En effet, le comité d'audit du conseil «considère que la remise du présent sommaire met fin à son examen indépendant» des contrats litigieux. Et cela, même si ses enquêteurs n'ont pas réussi à interroger les principaux protagonistes de cette histoire, ici comme à l'étranger.

SNC s'est contentée de transmettre ses informations aux «autorités». Policières ou boursières? La firme refuse de le préciser.

Cet examen était-il véritablement indépendant dans la mesure où les avocats retenus à l'externe travaillaient «sous la direction et la supervision du comité d'audit» ?

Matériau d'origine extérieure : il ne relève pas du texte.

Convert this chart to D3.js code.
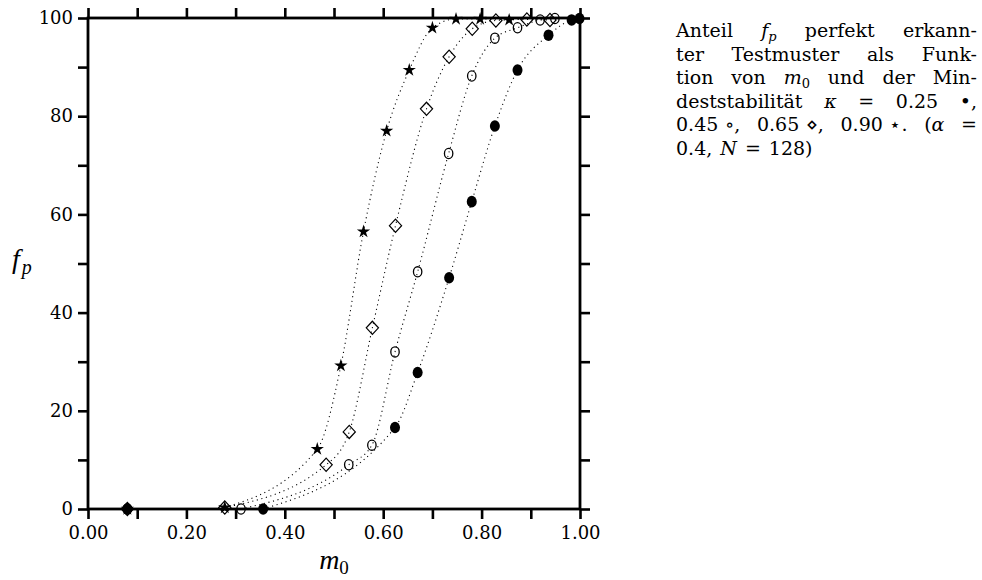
<!DOCTYPE html>
<html>
<head>
<meta charset="utf-8">
<script src="https://cdn.jsdelivr.net/npm/d3@7"></script>
<style>
  html, body { margin: 0; padding: 0; background: #fff; }
  svg { display: block; }
  text { font-family: "DejaVu Serif", "Liberation Serif", serif; fill: #000; }
</style>
</head>
<body>
<svg id="chart" width="982" height="580"></svg>
<script>
// ---------------- data ----------------
// kappa = 0.25 (filled circles)
const m_k025 = [0.08, 0.356, 0.624, 0.670, 0.734, 0.780, 0.827, 0.873, 0.936, 0.983, 0.999];
const f_k025 = [0,    0,     16.6,  27.8,  47.1,  62.6,  78.0,  89.4,  96.5,  99.6,  99.9];
// kappa = 0.45 (open circles)
const m_k045 = [0.08, 0.311, 0.530, 0.577, 0.624, 0.670, 0.733, 0.780, 0.827, 0.873, 0.919, 0.949];
const f_k045 = [0,    0,     9.0,   13.0,  32.0,  48.3,  72.4,  88.2,  95.9,  98.0,  99.6,  99.9];
// kappa = 0.65 (diamonds)
const m_k065 = [0.08, 0.278, 0.484, 0.531, 0.578, 0.625, 0.688, 0.734, 0.781, 0.829, 0.892, 0.939];
const f_k065 = [0,    0.3,   9.0,   15.7,  36.9,  57.7,  81.5,  92.1,  97.8,  99.5,  99.7,  99.6];
// kappa = 0.90 (stars)
const m_k090 = [0.08, 0.278, 0.466, 0.514, 0.560, 0.607, 0.653, 0.700, 0.748, 0.797, 0.856];
const f_k090 = [0,    0.3,   12.2,  29.2,  56.5,  77.0,  89.4,  98.0,  99.8,  99.8,  99.6];

const xTicks = [0, 0.1, 0.2, 0.3, 0.4, 0.5, 0.6, 0.7, 0.8, 0.9, 1.0];
const xTickLabels = ["0.00", "", "0.20", "", "0.40", "", "0.60", "", "0.80", "", "1.00"];
const yTicks = [0, 10, 20, 30, 40, 50, 60, 70, 80, 90, 100];
const yTickLabels = ["0", "", "20", "", "40", "", "60", "", "80", "", "100"];

// caption: lines -> words -> runs [text, kind]; kind: r roman, i italic, s subscript roman, si subscript italic
const captionLines = [
  [[["Anteil","r"]], [["f","i"],["p","si"]], [["perfekt","r"]], [["erkann-","r"]]],
  [[["ter","r"]], [["Testmuster","r"]], [["als","r"]], [["Funk-","r"]]],
  [[["tion","r"]], [["von","r"]], [["m","i"],["0","s"]], [["und","r"]], [["der","r"]], [["Min-","r"]]],
  [[["deststabilität","r"]], [["κ","i"]], [["=","r"]], [["0.25","r"]], [["•,","r"]]],
  [[["0.45","r"]], [["∘,","r"]], [["0.65","r"]], [["⋄,","r"]], [["0.90","r"]], [["⋆.","r"]], [["(","r"],["α","i"]], [["=","r"]]],
  [[["0.4,","r"]], [["N","i"]], [["=","r"]], [["128)","r"]]]
];
// words preceded by a thin (math) space instead of a full stretchable space
const captionTight = [[], [], [], [], [1, 3, 5], []];

// ---------------- layout ----------------
const svg = d3.select("#chart");
const L = 88, R = 580, T = 18, B = 509;
const x = d3.scaleLinear().domain([0, 1]).range([L, R]);
const y = d3.scaleLinear().domain([0, 100]).range([B, T]);

const series = [
  { m: m_k025, f: f_k025, shape: "filled" },
  { m: m_k045, f: f_k045, shape: "circle" },
  { m: m_k065, f: f_k065, shape: "diamond" },
  { m: m_k090, f: f_k090, shape: "star" }
].map(s => ({ ...s, pts: s.m.map((v, i) => ({ m: v, f: s.f[i] })) }));

// dotted fit curves (through the points, skipping the isolated point at m=0.08)
const line = d3.line().x(d => x(d.m)).y(d => y(d.f)).curve(d3.curveMonotoneX);
svg.append("g").selectAll("path").data(series).join("path")
  .attr("d", s => line(s.pts.slice(1)))
  .attr("fill", "none").attr("stroke", "#000")
  .attr("stroke-width", 1.1).attr("stroke-dasharray", "1.1,3.6");

// axes
const tickW = 2.6;
function styleAxis(g) {
  g.select(".domain").remove();
  g.selectAll(".tick line").attr("stroke", "#000").attr("stroke-width", tickW);
  g.selectAll(".tick text").attr("font-size", 18).attr("fill", "#000");
}
svg.append("g").attr("transform", `translate(0,${B})`)
  .call(d3.axisBottom(x).tickValues(xTicks).tickSize(10).tickPadding(7)
    .tickFormat((d, i) => xTickLabels[i]))
  .call(styleAxis)
  .call(g => g.selectAll(".tick text").attr("dy", "0.71em"));
svg.append("g").attr("transform", `translate(0,${T})`)
  .call(d3.axisTop(x).tickValues(xTicks).tickSize(10).tickFormat(() => ""))
  .call(styleAxis);
svg.append("g").attr("transform", `translate(${L},0)`)
  .call(d3.axisLeft(y).tickValues(yTicks).tickSize(10).tickPadding(5)
    .tickFormat((d, i) => yTickLabels[i]))
  .call(styleAxis);
svg.append("g").attr("transform", `translate(${R},0)`)
  .call(d3.axisRight(y).tickValues(yTicks).tickSize(10).tickFormat(() => ""))
  .call(styleAxis);

svg.append("rect").attr("x", L).attr("y", T).attr("width", R - L).attr("height", B - T)
  .attr("fill", "none").attr("stroke", "#000").attr("stroke-width", 2.8);

// markers
function starPath(r1, r2) {
  const p = [];
  for (let k = 0; k < 10; k++) {
    const r = k % 2 === 0 ? r1 : r2;
    const a = -Math.PI / 2 + k * Math.PI / 5;
    p.push([r * Math.cos(a), r * Math.sin(a)]);
  }
  return "M" + p.map(q => q[0].toFixed(2) + "," + q[1].toFixed(2)).join("L") + "Z";
}
const mk = svg.append("g");
series.forEach(s => {
  const g = mk.append("g").selectAll("g").data(s.pts).join("g")
    .attr("transform", d => `translate(${x(d.m)},${y(d.f)})`);
  if (s.shape === "filled") {
    g.append("ellipse").attr("rx", 5).attr("ry", 5.8).attr("fill", "#000");
  } else if (s.shape === "circle") {
    g.append("ellipse").attr("rx", 4.2).attr("ry", 5.1).attr("fill", "none")
      .attr("stroke", "#000").attr("stroke-width", 1.3);
  } else if (s.shape === "diamond") {
    g.append("path").attr("d", "M0,-6.6L6.1,0L0,6.6L-6.1,0Z").attr("fill", "none")
      .attr("stroke", "#000").attr("stroke-width", 1.2);
  } else {
    g.append("path").attr("d", starPath(7, 2.6)).attr("fill", "#000");
  }
});

// axis titles
const yt = svg.append("text").attr("x", 12).attr("y", 268).attr("font-size", 28)
  .style("font-family", "'Liberation Serif', serif");
yt.append("tspan").attr("font-style", "italic").text("f");
yt.append("tspan").attr("font-style", "italic").attr("font-size", 20).attr("dy", 6).attr("dx", 2).text("p");
const xt = svg.append("text").attr("x", 334).attr("y", 569).attr("font-size", 28).attr("text-anchor", "middle")
  .style("font-family", "'Liberation Serif', serif");
xt.append("tspan").attr("font-style", "italic").text("m");
xt.append("tspan").attr("font-size", 19).attr("dy", 5).text("0");

// caption (justified)
const CL = 676, CR = 977, cBase = 37, cStep = 23.5, cSize = 19;
captionLines.forEach((words, li) => {
  const by = cBase + li * cStep;
  const nodes = words.map(runs => {
    const t = svg.append("text").attr("x", 0).attr("y", by).attr("font-size", cSize);
    let shifted = 0;
    runs.forEach(([txt, kind]) => {
      const ts = t.append("tspan").text(txt);
      if (kind === "i" || kind === "si") ts.attr("font-style", "italic");
      if (kind === "s" || kind === "si") {
        ts.attr("font-size", 13).attr("dy", 4 - shifted); shifted = 4;
      } else if (shifted) { ts.attr("dy", -shifted); shifted = 0; }
    });
    return t;
  });
  const widths = nodes.map(t => t.node().getComputedTextLength());
  const total = d3.sum(widths);
  const tight = captionTight[li];
  const isLast = li === captionLines.length - 1;
  let gaps = [];
  for (let i = 1; i < words.length; i++) gaps.push(tight.includes(i) ? 0.4 : 1);
  let unit;
  if (isLast) unit = 8;
  else unit = (CR - CL - total) / d3.sum(gaps);
  let cx = CL;
  nodes.forEach((t, i) => {
    if (i > 0) cx += gaps[i - 1] * unit;
    t.attr("x", cx);
    cx += widths[i];
  });
});
</script>
</body>
</html>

Comment SNC peut-elle s'arrêter sur sa lancée, alors qu'elle ne sait toujours pas où se trouve l'argent versé et à quoi il a servi? L'entreprise n'est même pas en mesure d'assurer que ces fonds n'ont pas servi au versement de pots-de-vin.

Malgré ce flou, SNC-Lavalin «ne croit pas que ces paiements se rapportent à la Lybie», sur la foi d'informations que le conseil refuse de dévoiler.

Cela ressemble à de l'aveuglement volontaire. Dans le fond, SNC ne veut pas savoir où cet argent est réellement passé. Parce que cette réponse pourrait lui coûter encore plus cher.

La cerise sur le gâteau? Gwyn Morgan a refusé de dire si Pierre Duhaime recevra une indemnité de départ et, le cas échéant, son montant. Il est même allé jusqu'à prétendre qu'il s'agit d'une information confidentielle, une fausseté. Tôt ou tard, les actionnaires de l'entreprise en seront informés, en vertu des règles de divulgation des rémunérations des hauts salariés.

À entendre Gwyn Morgan parler des 23 années de loyaux services de Pierre Duhaime, je mettrais ma main au feu que ce dirigeant a quitté SNC avec un multiple de son salaire.

J'aimerais me tromper. Car si le conseil de SNC verse une indemnité de départ à Pierre Duhaime, il aura perdu le peu qui lui reste de crédibilité.